# REQUIREMENTS
Determine the number of lines in the data that include the word "this", and write only that number.

# RECORD LIST
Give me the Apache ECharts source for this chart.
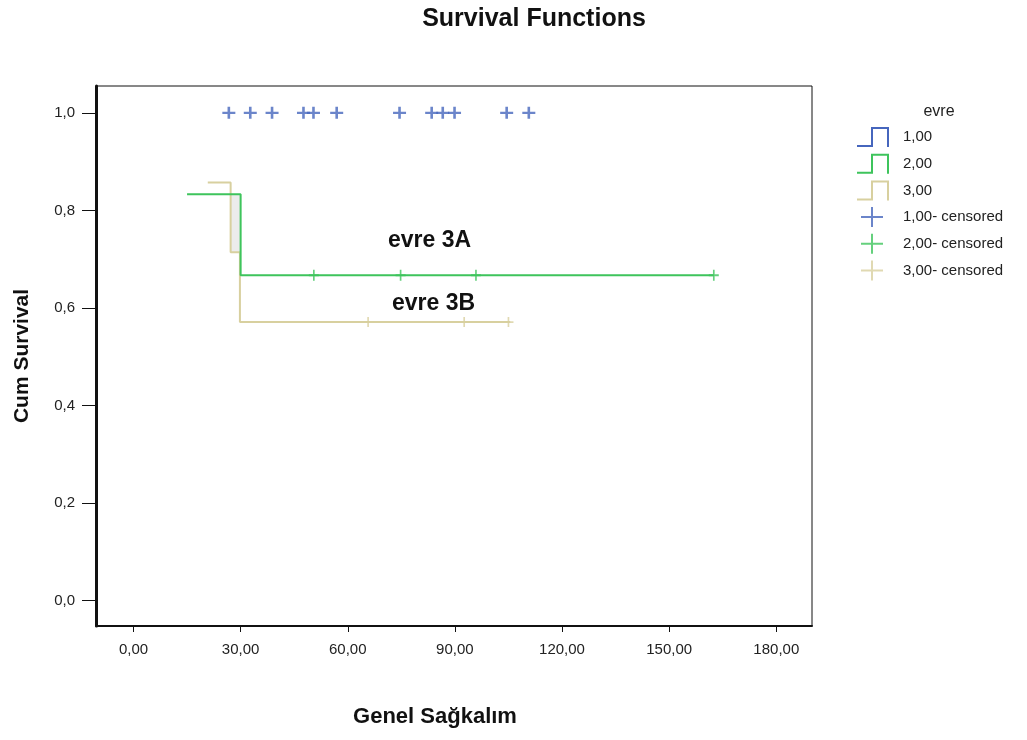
<!DOCTYPE html>
<html><head><meta charset="utf-8">
<script src="https://cdn.jsdelivr.net/npm/echarts@6/dist/echarts.min.js"></script>
<style>html,body{margin:0;padding:0;background:#fff}#c{width:1027px;height:740px}</style>
</head><body><div id="c"></div>
<script>
// ---- data ----
const xTicks = [0, 30, 60, 90, 120, 150, 180];
const yTicks = [0, 0.2, 0.4, 0.6, 0.8, 1.0];
const groupNames = ['1,00', '2,00', '3,00'];
const censorNames = ['1,00- censored', '2,00- censored', '3,00- censored'];
// group 1: no events, survival stays 1.0
const group1Times = [];
const group1Surv = [];
const group1CensorTimes = [26.7, 32.7, 38.8, 47.6, 50.4, 56.9, 74.5, 83.5, 86.6, 89.9, 104.5, 110.7];
// group 2 (evre 3A)
const group2Times = [15.0, 30.0, 162.5];
const group2Surv = [0.833, 0.667, 0.667];
const group2CensorTimes = [50.5, 74.8, 95.9, 162.5];
// group 3 (evre 3B)
const group3Times = [20.8, 27.2, 29.8, 105.5];
const group3Surv = [0.857, 0.714, 0.571, 0.571];
const group3CensorTimes = [65.7, 92.6, 105.0];
const annotations = ['evre 3A', 'evre 3B'];

// ---- helpers ----
function survAt(times, surv, t) {
  if (!times.length) return 1.0;
  let s = surv[0];
  for (let i = 0; i < times.length; i++) if (times[i] <= t) s = surv[i];
  return s;
}
const zip = (a, b) => a.map((v, i) => [v, b[i]]);

const FONT = "'Liberation Sans', Arial, sans-serif";
const colors = ['#4666bd', '#3ec45c', '#d8d09f'];
const stepIcon = 'path://M0,18 L14,18 L14,0 L32,0 L32,20 L30,20 L30,2 L16,2 L16,20 L0,20 Z';
const crossIcon = 'path://M0,0 M32,20 M14,0 L16,0 L16,9 L26,9 L26,11 L16,11 L16,20 L14,20 L14,11 L4,11 L4,9 L14,9 Z';
const crossSym = 'path://M5,0 L7,0 L7,5 L12,5 L12,7 L7,7 L7,12 L5,12 L5,7 L0,7 L0,5 L5,5 Z';
const crossBold = 'path://M4.8,0 L7.2,0 L7.2,4.8 L12,4.8 L12,7.2 L7.2,7.2 L7.2,12 L4.8,12 L4.8,7.2 L0,7.2 L0,4.8 L4.8,4.8 Z';

const chart = echarts.init(document.getElementById('c'), null, {renderer: 'canvas'});
const option = {
  animation: false,
  backgroundColor: '#fff',
  textStyle: {fontFamily: FONT},
  title: [
    {text: 'Survival Functions', left: 534, top: 7, textAlign: 'center', padding: 0,
     textStyle: {fontFamily: FONT, fontSize: 25, fontWeight: 'bold', color: '#111'}},
    {text: 'evre', left: 939, top: 104, textAlign: 'center', padding: 0,
     textStyle: {fontFamily: FONT, fontSize: 16, fontWeight: 'normal', color: '#222'}}
  ],
  legend: {
    orient: 'vertical', left: 857, top: 127, padding: 0,
    itemWidth: 32, itemHeight: 20, itemGap: 6.7,
    itemStyle: {borderWidth: 0},
    textStyle: {fontFamily: FONT, fontSize: 15, color: '#222', padding: [0, 0, 0, 9]},
    data: [
      {name: groupNames[0], icon: stepIcon},
      {name: groupNames[1], icon: stepIcon},
      {name: groupNames[2], icon: stepIcon},
      {name: censorNames[0], icon: crossIcon},
      {name: censorNames[1], icon: crossIcon},
      {name: censorNames[2], icon: crossIcon}
    ]
  },
  grid: {left: 96, right: 215, top: 86, bottom: 114, show: true, borderColor: '#111', borderWidth: 1, containLabel: false},
  xAxis: {
    type: 'value', min: -10.5, max: 190,
    name: 'Genel Sağkalım', nameLocation: 'middle', nameGap: 80,
    nameTextStyle: {fontFamily: FONT, fontSize: 22, fontWeight: 'bold', color: '#111', padding: [0, 38, 0, 0]},
    axisLine: {show: true, onZero: false, lineStyle: {color: '#111', width: 2}},
    axisTick: {show: true, inside: false, length: 6, customValues: xTicks, lineStyle: {color: '#111', width: 1}},
    axisLabel: {show: true, margin: 16, customValues: xTicks, fontFamily: FONT, fontSize: 15, color: '#222',
                formatter: v => v.toFixed(2).replace('.', ',')},
    splitLine: {show: false}
  },
  yAxis: {
    type: 'value', min: -0.052, max: 1.055,
    name: 'Cum Survival', nameLocation: 'middle', nameRotate: 90, nameGap: 63,
    nameTextStyle: {fontFamily: FONT, fontSize: 21, fontWeight: 'bold', color: '#111'},
    axisLine: {show: true, onZero: false, lineStyle: {color: '#111', width: 3}},
    axisTick: {show: true, inside: false, length: 14, customValues: yTicks, lineStyle: {color: '#111', width: 1}},
    axisLabel: {show: true, margin: 21, customValues: yTicks, fontFamily: FONT, fontSize: 15, color: '#222',
                formatter: v => v.toFixed(1).replace('.', ',')},
    splitLine: {show: false}
  },
  series: [
    {name: groupNames[0], type: 'line', step: 'end', symbol: 'none', color: colors[0],
     lineStyle: {width: 2, color: colors[0]}, data: zip(group1Times, group1Surv)},
    {name: groupNames[1], type: 'line', step: 'end', symbol: 'none', color: colors[1], z: 3,
     lineStyle: {width: 2, color: colors[1]}, data: zip(group2Times, group2Surv)},
    {name: groupNames[2], type: 'line', step: 'end', symbol: 'none', color: colors[2], z: 2,
     lineStyle: {width: 2, color: colors[2]}, data: zip(group3Times, group3Surv),
     markArea: {silent: true, itemStyle: {color: '#ececec'},
       data: [[{coord: [group3Times[1], group2Surv[0]]}, {coord: [group2Times[1], group3Surv[1]]}]]}},
    {name: censorNames[0], type: 'scatter', symbol: crossBold, symbolSize: [13, 12], color: colors[0], z: 4,
     data: group1CensorTimes.map(t => [t, survAt(group1Times, group1Surv, t)])},
    {name: censorNames[1], type: 'scatter', symbol: crossSym, symbolSize: [10, 11], color: colors[1], z: 4,
     data: group2CensorTimes.map(t => [t, survAt(group2Times, group2Surv, t)])},
    {name: censorNames[2], type: 'scatter', symbol: crossSym, symbolSize: [10, 10], color: colors[2], z: 4,
     data: group3CensorTimes.map(t => [t, survAt(group3Times, group3Surv, t)])}
  ],
  graphic: [
    {type: 'text', left: 388, top: 229, style: {text: annotations[0], font: "bold 23px " + FONT, fill: '#111'}},
    {type: 'text', left: 392, top: 292, style: {text: annotations[1], font: "bold 23px " + FONT, fill: '#111'}}
  ]
};
chart.setOption(option);
</script>
</body></html>
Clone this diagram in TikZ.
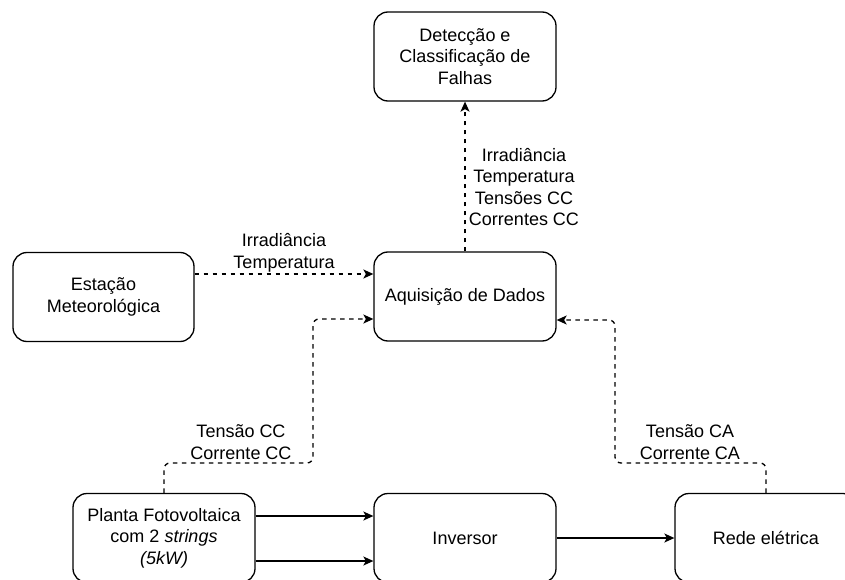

# COMPLETED TASK
2